Dilapider un capital précieux

Vladimir Poutine risque de dilapider un capital précieux pour son économie et son influence politique. Avec l’industrie de défense, le nucléaire civil est l’un des rares secteurs où la Russie est capable de briller à l’exportation. Si le Hongrois Viktor Orban a confirmé les contrats avec Rosatom, la Finlande annonçait, la veille de l’invasion de l’Ukraine, une « évaluation des risques » de sa commande d’une centrale russe. Il y a longtemps que la Pologne, les Etats baltes et la République tchèque refusent de s’en remettre à leur puissant voisin, les autres pays d’Europe de l’Est étant tenus par l’héritage industriel de l’ère soviétique.

Désormais, la question se pose : comment sanctuariser ces sites à haut risque ? Face à cette donne inédite, les garde-fous juridiques sont fragiles. La convention de Genève sur la protection des civils en temps de guerre a prévu la sauvegarde des sites par accord des belligérants ; encore faut-il qu’ils le veuillent. En 2017, le Conseil de sécurité de l’ONU a adopté, pour la première fois, une résolution sur la protection des « infrastructures essentielles », dont les centrales nucléaires, mais en cas d’attaque terroriste.

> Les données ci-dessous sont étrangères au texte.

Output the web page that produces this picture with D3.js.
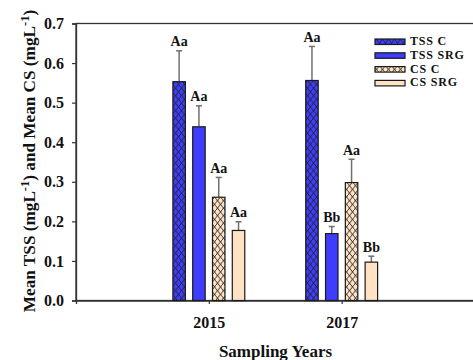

L’accusation de « terrorisme » lancée par Kiev n’est pas excessive. Terroriser n’a jamais fait peur au maître du Kremlin, dont l’armée pilonne des hôpitaux et des écoles. Il peut aussi bien exploiter la menace de contamination radioactive pour jeter les populations sur les routes de l’exode. Le prochain test sera son attitude face à la centrale de Konstantinovka (Sud), qui pourrait être à portée de canons russes dans quelques jours. Le monde est entré dans une ère où le nucléaire civil est devenu une cible et une arme.